The Nazis, as well as those going along with their ideology, here are mostly harmless. We twice see the bodies of people who have been hanged for "crimes" against the state, but there's no context to their righteous actions (When asked what these people did, a decent character says, "What they could"—which is a nice but still evasive sentiment) or their unjust deaths. The assorted soldiers we meet are either fanatics and, hence, worthy of being mocked or, in one major case, only pretending to be a fanatic and, hence, worthy of some sympathy by the end. A group of Gestapo agents could mean the end of our protagonist, his mother, and the Jewish girl hiding in their house, but those members of the secret police—so busy saluting everybody and so distracted by their hatred—miss what's right in front of them.

As for Hitler, he's only seen here as a figment of 10-year-old Jojo's (Roman Griffin Davis) imagination, so the movie isn't even mocking the murderous dictator. It's only joking about a young boy's view of him—and even that doesn't make much sense, since Waititi, who plays the imaginary Hitler, portrays him as a fop.

Jojo truly believes in Nazism, primarily—or at least it seems—to fit in with the rest of German society and his peers. After a brief prologue (setting up Jojo's forthcoming attendance at a Hitler Youth camp and the gimmick of Hitler as a his imaginary friend), the opening credits proceed with archival footage of crowds cheering for Hitler, while a blatantly anachronistic Beatles song (sung in German) plays in the background. The juxtaposition is startling, and it clearly establishes the power and furor of fanaticism. It's also about the end of any pointed or clever insight into the idea on the movie's part.

While at training camp near the end of the war, Jojo meets some eccentric soldiers, such as Captain Klenzendorf (Sam Rockwell), who lost an eye in combat and resents being stuck with children, and Fraulein Rahm (Rebel Wilson), who brags about having 18 children for the nation since the Nazis came to power. The kid also injures himself with a grenade, while trying to prove his toughness.

Stuck at home while his saintly mother Rosie (Scarlett Johansson, equal parts loving and goofy) does some secretive work, Jojo discovers a teenage girl named Elsa (Thomasin McKenzie) hiding in a wall upstairs. She's Jewish and in the care of Rosie. Jojo agrees not to tell his mother that he knows about Elsa, as long as the girl tells him about the "secret powers" of Jewish people.

Obviously, Jojo gradually learns that Elsa isn't a monster or even as different as him, as propaganda has been telling him for years. The two become friends without realizing it, and the boy starts to question his fanatic beliefs.

The scenes of that relationship building are the movie's most accomplished, since they're straightforward in terms of tone, story, and character (The young actors are also quite good in their respective roles).

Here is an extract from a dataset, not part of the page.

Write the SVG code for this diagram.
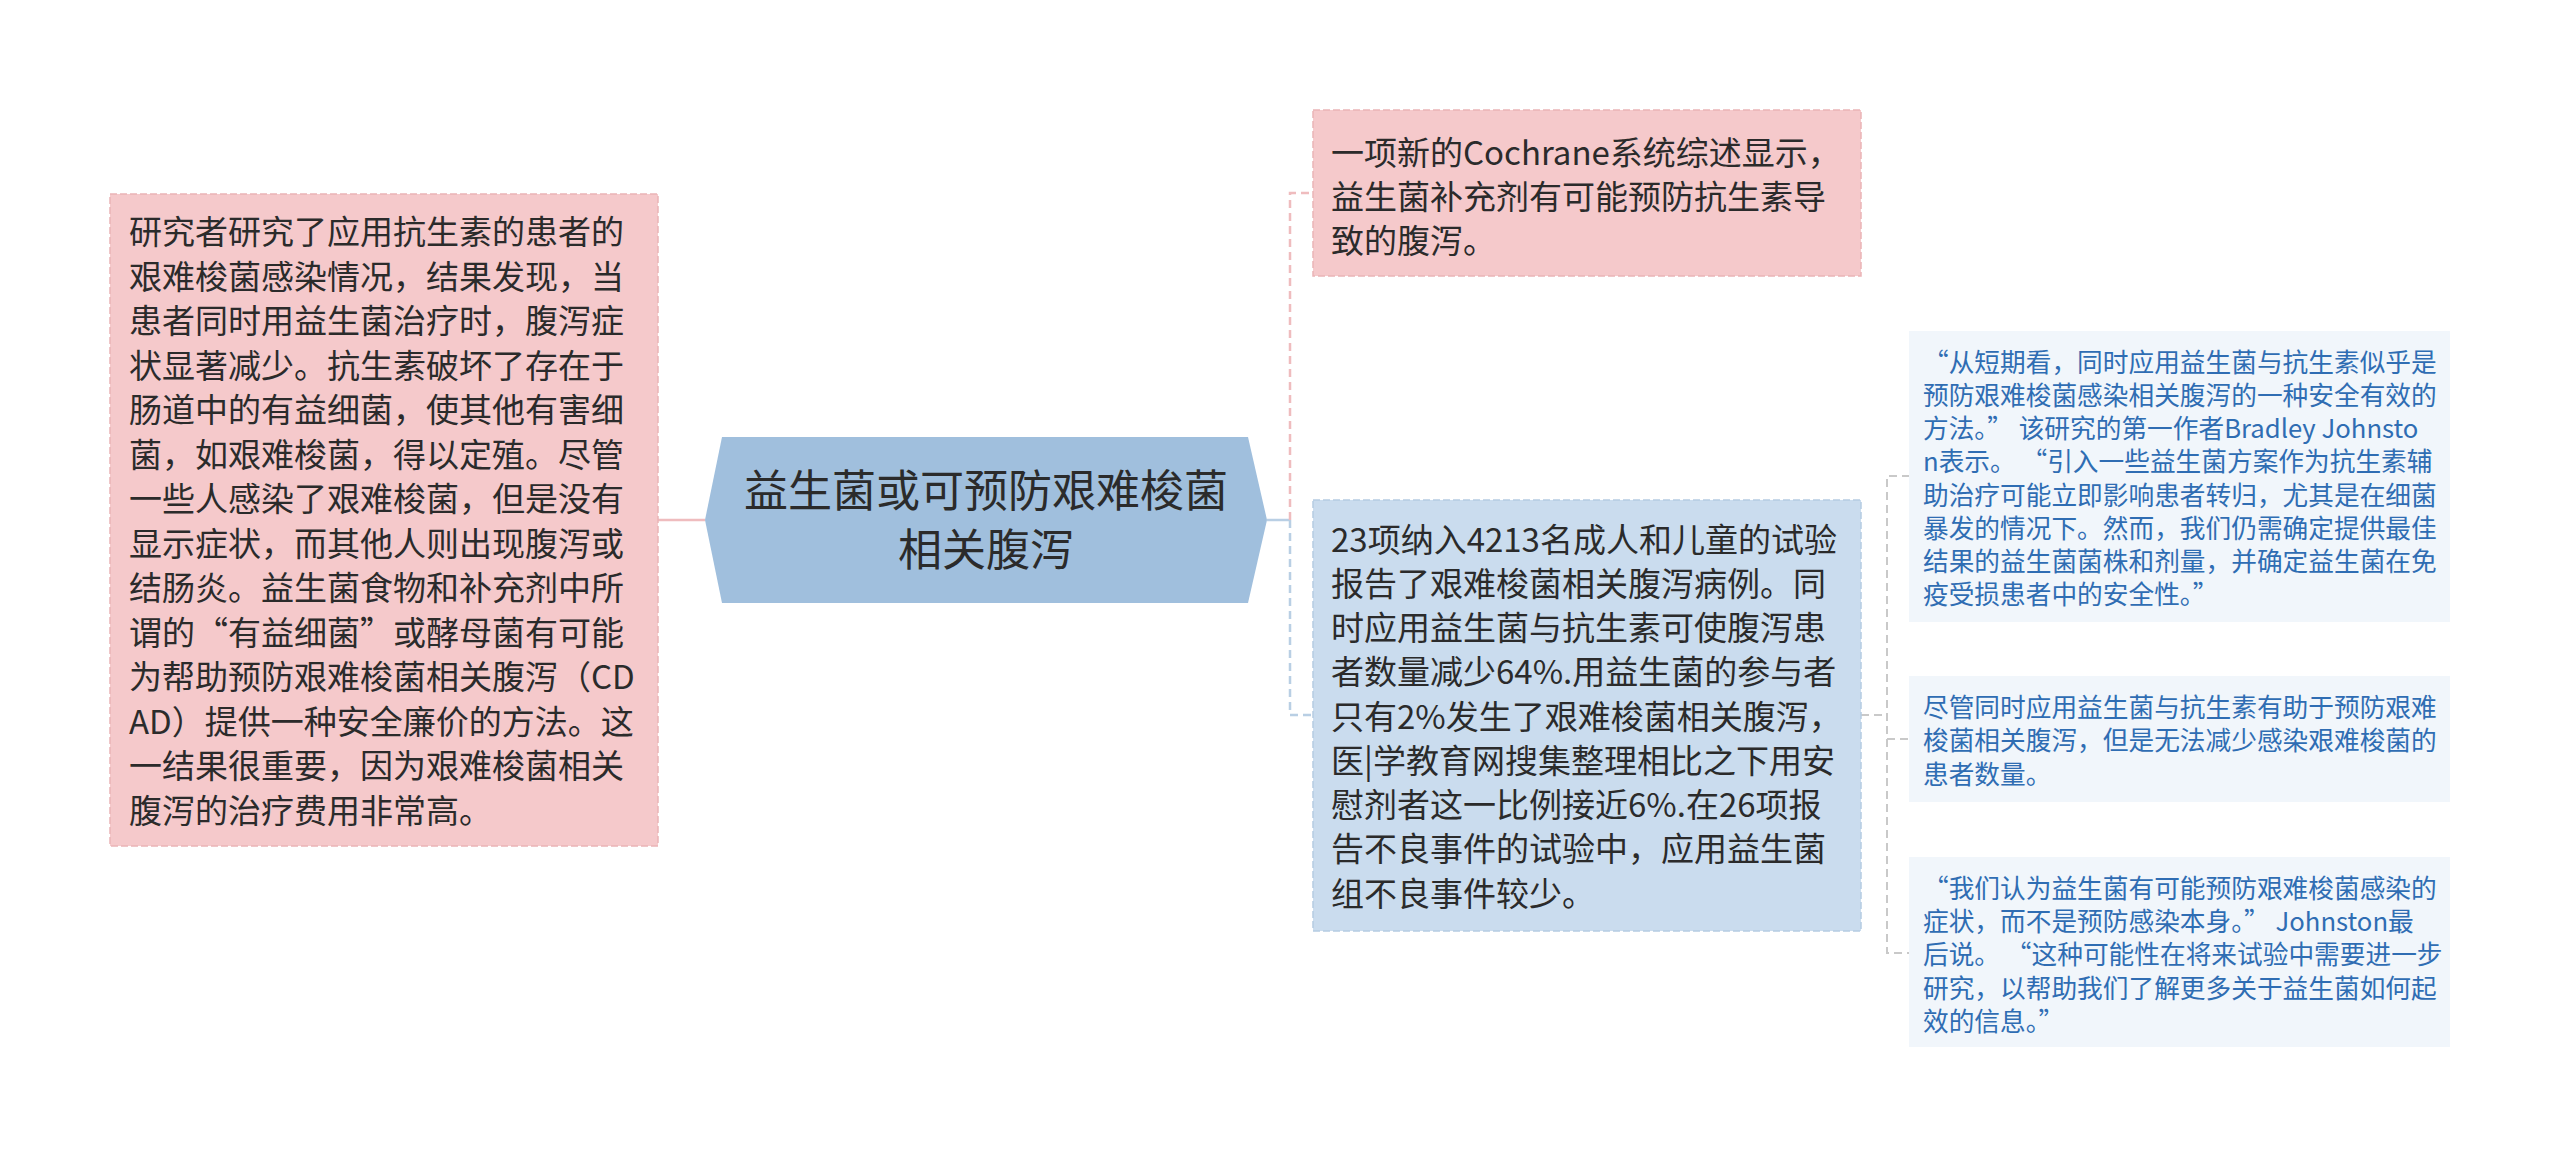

The other scenes, which mostly set out to lampoon fictional figures within the Nazi system, are also straightforward, although they have to evade the actual context of Nazi crimes in order to accomplish this kind of silly humor.

At their best, the jokes are toothless and randomly funny (A bit involving miscommunication about a certain breed of dog is hilarious). At its worst, the movie neuters its Nazis so much that Waititi apparently feels comfortable eliciting sympathy for some of them during a slow-motion battle sequence and the ensuing consequences of defeat. There is something decidedly discomforting about a movie set in Nazi Germany in which the only war crimes are perpetrated by Allied soldiers.

Jojo Rabbit clearly stands by the theory that the easiest way to diminish the power of a person, a group of people, or an ideology is to poke fun at him/her/them/it. That might be true, but this movie proves that such a tactic isn't as easy as making evil look silly, pointing at the invented silliness, and ignoring the real evil.